Myself, I thought it was a much better movie than “Atlantis”. Much of its strength comes from trusting Stevenson’s original story. Making Jim a fatherless teen turned his hero worship of Silver into something stronger, increased the sense of betrayal, and raised the stakes all around — with Jim almost an adult, it was very possible that either one would ultimately kill the other. A bigger villain was unnecessary.
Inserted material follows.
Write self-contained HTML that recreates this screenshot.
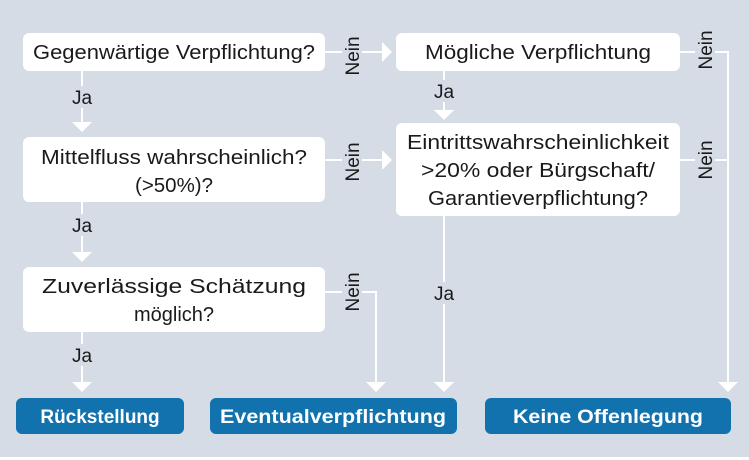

It’s interesting that you bring up Atlantis and anime fans because (to me at least) that movie was probably the most oblivious attempts by Disney at following a trend rather than being the innovator, and while it wasn’t the first (That would be Hercules, which was an attempt at copying Nickelodeon/MTV’s style of edgy, gross out cartoons that were popular at the time) its probably the most transparent in how it presents itself as an anime clone. Its difficult to excite your potential audience on your Castle in the Sky ripoff when they’re already fans of the real deal. The knock off factor probably came off as cheap and lazy coming from a company with the clout Disney had and probably soured a lot of older fans from the brand.
Although they backpedaled a bit with Treasure Planet (More emphasis on goofy sidekicks, making it a more traditional coming-of-age story), they still went the anime route with Jim’s design, and made it another sci-fi movie, so that might have been big turn off for a lot of people who just wanted a “Disney” film, even though I personally like it. It’s a shame though because just a few years earlier they made Tarzan which also was anime-esque and boy-centric, but felt more like a traditional Disney movie. Had they followed the example that movie set (a more human, emotional story with bigger stakes, characters that are stylized but still read “Disney”.) then the company might not have gotten themselves into the rut they fell into in the 2000s.
A true miracle would be the sequel getting made and released. AS INTENDED.